Unlike our native fruit fly, which feeds upon and lays its eggs upon the outside of ripe fruit, and whose larvae feed upon the exterior of that fruit upon hatching, the Medfly lays its eggs underneath the skin of under ripe fruit. When those eggs hatch, the larvae feed upon the interior flesh of the fruit as it ripens, and can turn the fruit into a mushy, inedible mess before they pupate and emerge as adults. The Drosophila prefers soft fruit...peaches, apricots, pears, grapes, strawberries and such. The Medfly will attack more than 250 varieties of fruit and vegetables, hard and soft, rendering them unsalable.

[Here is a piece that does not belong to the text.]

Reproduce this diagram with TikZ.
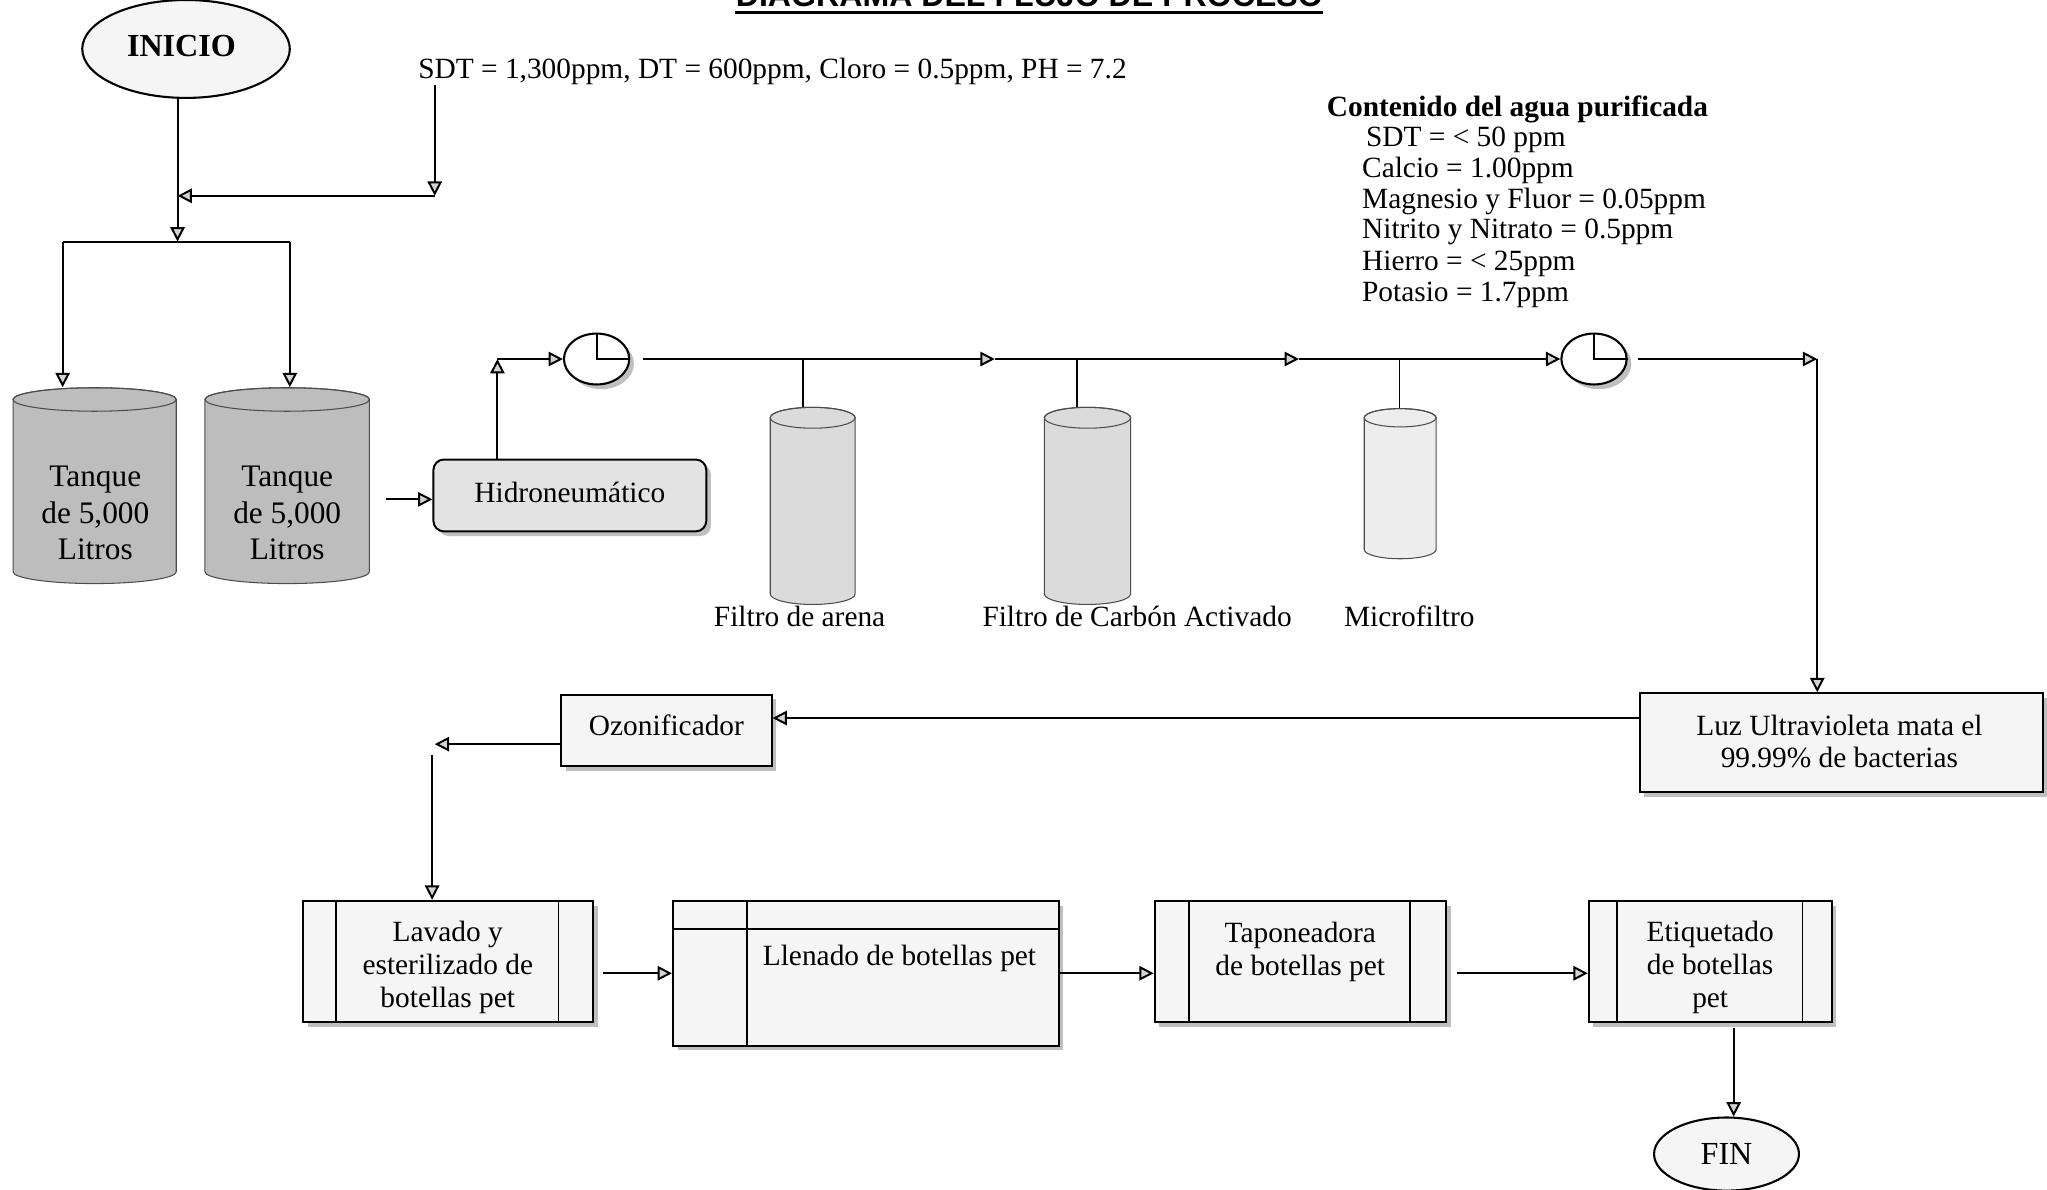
\documentclass[tikz,border=0pt]{standalone}
\usepackage{fontspec}
\setmainfont{Liberation Serif}
\newfontfamily\titlefont{Liberation Sans}
\usetikzlibrary{arrows.meta,shapes.geometric,shadows,calc}

% #1 left, #2 right, #3 top, #4 bottom, #5 half height of ellipse, #6 fill
\newcommand{\mycyl}[6]{%
  \pgfmathsetmacro\cylcx{(#1+#2)/2}%
  \pgfmathsetmacro\cylrx{(#2-#1)/2}%
  \filldraw[fill=#6, draw=gray!60!black, line width=0.4pt]
    (#1,#3+#5) -- (#1,#4-#5)
    arc[start angle=180, end angle=0, x radius=\cylrx, y radius=#5]
    -- (#2,#3+#5)
    arc[start angle=0, end angle=-180, x radius=\cylrx, y radius=#5] -- cycle;
  \draw[gray!60!black, line width=0.4pt] (\cylcx,#3+#5) ellipse[x radius=\cylrx, y radius=#5];
}

\begin{document}
\begin{tikzpicture}[x=0.5pt,y=-0.5pt,
  font=\fontsize{11.25pt}{12.5pt}\selectfont,
  conn/.style={draw, line width=0.75pt},
  flow/.style={conn, -{Triangle[length=5.5pt,width=5.5pt,fill=gray!35]}},
  shad/.style={drop shadow={shadow xshift=1.8pt, shadow yshift=-1.8pt, fill=gray!50, opacity=1}},
  box/.style={rectangle, draw, line width=0.75pt, fill=gray!8, inner sep=0pt, align=center, shad},
  term/.style={ellipse, draw, line width=0.8pt, fill=gray!8, inner sep=0pt},
  meter/.style={ellipse, draw, line width=0.8pt, fill=white, inner sep=0pt,
                minimum width=25pt, minimum height=19.5pt, shad},
  lbl/.style={inner sep=0pt, align=center},
  inner/.style={draw, line width=0.6pt}
]
\useasboundingbox (0,0) rectangle (1568,911);

% title (cut off at the top, as in the reference)
\node[lbl, anchor=base, font=\titlefont\bfseries\fontsize{12.3pt}{14pt}\selectfont] (title) at (788.5,5) {DIAGRAMA DEL FLUJO DE PROCESO};
\draw[line width=1pt] ($(title.base west)+(0,4.4)$) -- ($(title.base east)+(0,4.4)$);

% start
\node[term, minimum width=79.5pt, minimum height=37.5pt] (inicio) at (142.5,37.5) {};
\node[lbl, font=\fontsize{12.3pt}{14pt}\selectfont\bfseries] (iniciot) at (139,35) {INICIO};

% raw water data
\node[lbl, anchor=base west] (sdt) at (320,60) {SDT = 1,300ppm, DT = 600ppm, Cloro = 0.5ppm, PH = 7.2};

% purified water data
\node[lbl, anchor=base west, font=\fontsize{11.25pt}{12.5pt}\selectfont\bfseries] (cont) at (1016,89) {Contenido del agua purificada};
\node[lbl, anchor=base west] (ct1) at (1046,112) {SDT = < 50 ppm};
\node[lbl, anchor=base west] (ct2) at (1043,136) {Calcio = 1.00ppm};
\node[lbl, anchor=base west] (ct3) at (1043,160) {Magnesio y Fluor = 0.05ppm};
\node[lbl, anchor=base west] (ct4) at (1043,183) {Nitrito y Nitrato = 0.5ppm};
\node[lbl, anchor=base west] (ct5) at (1043,207) {Hierro = < 25ppm};
\node[lbl, anchor=base west] (ct6) at (1043,231) {Potasio = 1.7ppm};

% tanks
\mycyl{10}{135}{297}{447}{9}{gray!52}
\mycyl{157}{283}{297}{447}{9}{gray!52}
\node[lbl, minimum width=62.5pt, minimum height=75pt] (tk1) at (72.5,372) {};
\node[lbl, minimum width=63pt, minimum height=75pt] (tk2) at (220,372) {};
\node[lbl, font=\fontsize{12pt}{14pt}\selectfont] (tk1t) at (73,393) {Tanque\\de 5,000\\Litros};
\node[lbl, font=\fontsize{12pt}{14pt}\selectfont] (tk2t) at (220,393) {Tanque\\de 5,000\\Litros};

% hydropneumatic
\node[box, rounded corners=4pt, fill=gray!22, minimum width=104.5pt, minimum height=27.5pt] (hidro) at (436.5,379.5) {};
\node[lbl] (hidrot) at (436.5,377) {Hidroneumático};

% meters
\node[meter] (m1) at (457,275) {};
\draw[line width=0.8pt] (m1.north) -- (m1.center) -- (m1.east);
\node[meter] (m2) at (1221,275) {};
\draw[line width=0.8pt] (m2.north) -- (m2.center) -- (m2.east);

% filters
\mycyl{590}{655}{312}{463}{8}{gray!28}
\mycyl{800}{866}{312}{463}{8}{gray!28}
\mycyl{1045}{1100}{313}{428}{7}{gray!14}
\node[lbl, minimum width=32.5pt, minimum height=75.5pt] (f1) at (622.5,387.5) {};
\node[lbl, minimum width=33pt, minimum height=75.5pt] (f2) at (833,387.5) {};
\node[lbl, minimum width=27.5pt, minimum height=57.5pt] (f3) at (1072.5,370.5) {};
\node[lbl] (l1) at (612.5,472) {Filtro de arena};
\node[lbl] (l2) at (871,472) {Filtro de Carbón Activado};
\node[lbl] (l3) at (1079.5,472) {Microfiltro};

% UV and ozone
\node[box, minimum width=154.5pt, minimum height=38pt] (luz) at (1410.5,569) {};
\node[lbl] (luzt) at (1409,568) {Luz Ultravioleta mata el\\99.99\% de bacterias};
\node[box, minimum width=80.5pt, minimum height=27.5pt] (ozo) at (510.5,559.5) {};
\node[lbl] (ozot) at (510.5,555.5) {Ozonificador};

% bottling line
\node[box, minimum width=111.25pt, minimum height=46.5pt] (lav) at (343.25,736.5) {};
\node[lbl] (lavt) at (343,741) {Lavado y\\esterilizado de\\botellas pet};
\draw[inner] ([xshift=13pt]lav.north west) -- ([xshift=13pt]lav.south west);
\draw[inner] ([xshift=-13.75pt]lav.north east) -- ([xshift=-13.75pt]lav.south east);

\node[box, minimum width=147.75pt, minimum height=55.5pt] (lle) at (663.25,745.5) {};
\node[lbl] (llet) at (689,734) {Llenado de botellas pet};
\draw[inner] ([yshift=-11.2pt]lle.north west) -- ([yshift=-11.2pt]lle.north east);
\draw[inner] ([xshift=28.75pt]lle.north west) -- ([xshift=28.75pt]lle.south west);

\node[box, minimum width=111.5pt, minimum height=46.5pt] (tap) at (996,736.5) {};
\node[lbl] (tapt) at (996,729) {Taponeadora\\de botellas pet};
\draw[inner] ([xshift=13.5pt]tap.north west) -- ([xshift=13.5pt]tap.south west);
\draw[inner] ([xshift=-14pt]tap.north east) -- ([xshift=-14pt]tap.south east);

\node[box, minimum width=93pt, minimum height=46.5pt] (eti) at (1310,736.5) {};
\node[lbl] (etit) at (1310,741) {Etiquetado\\de botellas\\pet};
\draw[inner] ([xshift=11.25pt]eti.north west) -- ([xshift=11.25pt]eti.south west);
\draw[inner] ([xshift=-11.5pt]eti.north east) -- ([xshift=-11.5pt]eti.south east);

\node[term, minimum width=55.5pt, minimum height=28pt, font=\fontsize{12.3pt}{14pt}\selectfont] (fin) at (1322.5,884) {FIN};

% connector points
\coordinate (sj) at (333,150);
\coordinate (jt) at (136,150);
\coordinate (jb) at (136,185);
\coordinate (bl) at (48,185);
\coordinate (br) at (222,185);
\coordinate (c1) at (381,275);
\coordinate (j1) at (762,275);
\coordinate (j2) at (995,275);
\coordinate (c2) at (1392,275);
\coordinate (d1) at (615,275);
\coordinate (d2) at (825,275);
\coordinate (d3) at (1072,275);
\coordinate (ya) at (900,550);
\coordinate (oc) at (333,570);
\coordinate (ov) at (331,578);
\coordinate (fx) at (1328,0);

% connectors
\draw[flow] (sdt.south -| sj) -- (sj);
\draw[flow] (sj) -- (jt);
\draw[flow] (inicio.south -| jt) -- (jb);
\draw[conn] (bl) -- (br);
\draw[flow] (bl) -- (bl |- tk1.north);
\draw[flow] (br) -- (br |- tk2.north);
\draw[flow] ($(tk2.east |- hidro.west)+(12,3)$) -- ($(hidro.west)+(0,3)$);
\draw[flow] (hidro.north -| c1) -- (c1);
\draw[flow] (c1) -- (m1.west);
\draw[flow] ($(m1.east)+(10,0)$) -- (j1);
\draw[flow] (j1) -- (j2);
\draw[flow] (j2) -- (m2.west);
\draw[flow] ($(m2.east)+(8,0)$) -- (c2);
\draw[flow] (c2) -- (luz.north -| c2);
\draw[conn, line width=0.5pt] (d1) -- (d1 |- f1.north);
\draw[conn, line width=0.5pt] (d2) -- (d2 |- f2.north);
\draw[conn, line width=0.5pt] (d3) -- (d3 |- f3.north);
\draw[flow] (luz.west |- ya) -- (ozo.east |- ya);
\draw[flow] (ozo.west |- oc) -- (oc);
\draw[flow] (ov) -- (ov |- lav.north);
\draw[flow] ($(lav.east |- lle.west)+(7,0)$) -- (lle.west);
\draw[flow] (lle.east) -- (tap.west |- lle.east);
\draw[flow] ($(tap.east |- lle.east)+(8,0)$) -- (eti.west |- lle.east);
\draw[flow] ($(eti.south -| fx)+(0,4)$) -- (fin.north -| fx);
\end{tikzpicture}
\end{document}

California's Governor at the time, Jerry Brown, declared an agricultural state of emergency, and implemented aggressive (and controversial) control methods. Dispatching a veritable army of agricultural department foot soldiers throughout LA's residential neighborhoods and elsewhere, pheromone traps were placed in trees and monitored to map the pest's presence and advance. 600 million sterile male Medflies were released. A massive program of ground spraying with the insecticide Malathion was undertaken, which many people were alarmed by. Nevertheless, the program went forward, and within a year victory was declared (at a cost of over $1 million to taxpayers). The Medfly subsequently reappeared in 1980, and Jerry Brown tried to rely upon the same measures that were used the first time around. They proved insufficient to eradicate the pest and, reluctantly, but under serious pressure from both California's ag industry and federal USDA officials, he instituted the even more controversial measure of ariel spraying of Malathion. Again, the threat was beaten back.
The Medfly continues to be pose a serious threat to fruit growers in Florida, Texas and California, and it's hard to say how much money has been spent monitoring and controlling the pest over the decades since it was first discovered. Those efforts, however, are a perfect example of what the economist John Kenneth Galbraith termed "the privatization of profits and the socialization of costs", which is the hallmark of modern capitalism.
If you find yourself beset by fruit flies, I don't know what to tell you. Don't allow your fruit to over ripen. Keep it in the fridge if possible. You can try washing your fruit when you bring it home from the store, but really most supermarket fruit is harvested well before it is ripe, and not likely to have fruit fly eggs on it. Some people believe that bananas are major culprits, but the literature is unclear. They, too, are harvested while quite green, but more than most fruit you can find ripe bananas in the stores. The fact that they are attracted to wine makes wine traps a simple and effective way of capturing and killing them. You can also use apple cider vinegar if you are loath to share your cabernet sauvignon with the little buggers. Simply leave a glass out with an inch of wine in it, and let their natural impulses do the rest. They will happily drown to death.
In the end, it's a lot easier than trying to swat them.